Anumnu also explained that the nation’s laws are weak or that the electoral umpire is incapacitated as electoral offenders works the street free without prosecution but however observed that effort is been intensified to nip the problem in the board.
“When we had the NBA discussion series on electoral processes in Nigeria recently, this same question featured prominently in the discussion and I can tell you that work is ongoing at the level of the legislature to amend some sections of electoral Act with the view to improving the system.
“There are identified lapses in the Electoral Act but I am optimistic that the ongoing amendment will take care of them and reduce the undue pressure arising from electoral litigation on the judiciary.”
He nonetheless frowned at the clamor in certain quarter for the creation of a distinct commission that will relive INEC of prosecutorial powers to speed up trails of election offenders in the country.
His word, “Of course I do not support such call because of some obvious reasons. Creating a new body to prosecute electoral offenders will amount to creating a new bureaucracy in the system. Secondly, that will also create a new form of inter agency rivalry which will of course render the body ineffective.

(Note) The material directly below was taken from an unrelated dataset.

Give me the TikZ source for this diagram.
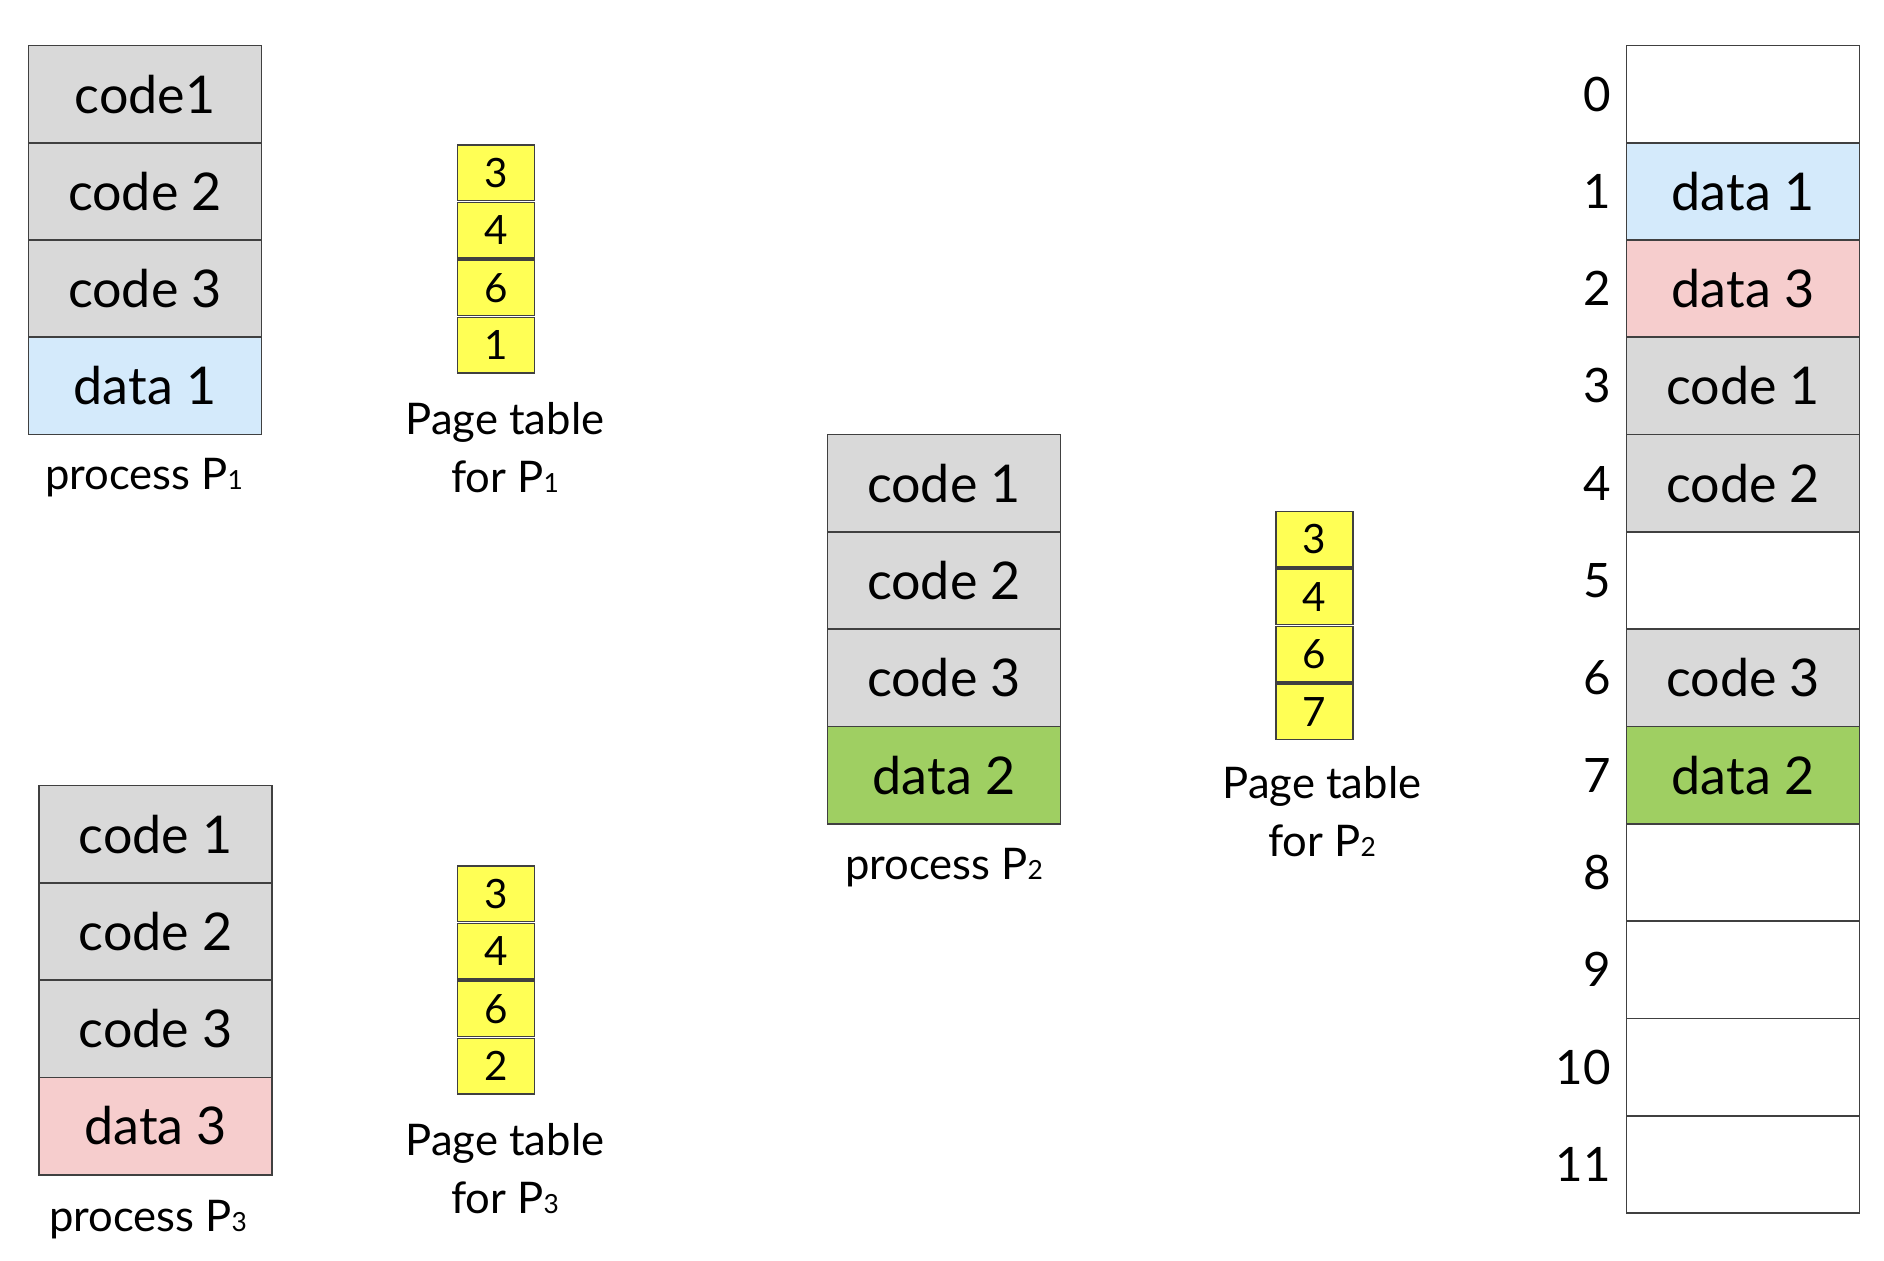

“So what we need to be discussing at this material time of economic recession is how to strengthen the capacity of INEC to function optimally and not creation of new body to increase the wage bill of government. We can make do with what we have.”
On whether they are assisting or considering to assists the electoral umpire as a professional body in ensuring that election offenders are prosecuted, he had this to say.
“I cannot speak for the Nigerian Bar Association, because we have a national executive headed by a president that speaks for the Bar. But at our level, the NBA Abuja branch is collaborating with the electoral body to ensure that they achieve their primary objective of conducting free, fair and credible elections in Nigeria, as well as ensure that election offenders are prosecuted.
“We have a standing committee on INEC and we are working closely with the electoral umpire to advance the course of democracy in our country. As social engineers, we always organize conferences, symposium and training where some of these troubling issues are discussed extensively and solutions proffered by the assemblage of professional and critical stakeholders in the electoral process.
“This forum serves as a feedback mechanism to the electoral body on how best to improve the system and minimize negative outcome. We are also ready to collaborate with INEC in the area of prosecution of election offenders because we have the capacity in terms of human resources.
“We also organize period training for our members on electoral matters so as to equip them with the current trend and controversial issues in election litigations and our doors are always open to offer any form of support to the electoral body.” He assured.
In conclusion, he offered the foregoing advice to INEC on the best ways to improve conduct of election in Nigeria.
“My advice is that INEC must create a platform for continual stakeholder engagement, they must engage the stakeholders. And when I say stakeholders I mean the electorate, civil society organizations, professional bodies, security operatives, the media and several other groups.
“The stakeholders must constantly come together to rub minds and fashion out strategies on how best to improve our elections as well as come up with strategies that will help mitigate manipulation of elections. The Independent National Electoral Commission must intensify effort in voter education because it is very vital.
“It is only through voter education that the electorate will get to understand what is expected of them during the electioneering process and act in accordance with that to guard against lawlessness and violence that sometimes characterize our elections.
“Finally, the umpire also needs to continue to employ the use of technology to improve the efficiency of our electoral system.” He counseled.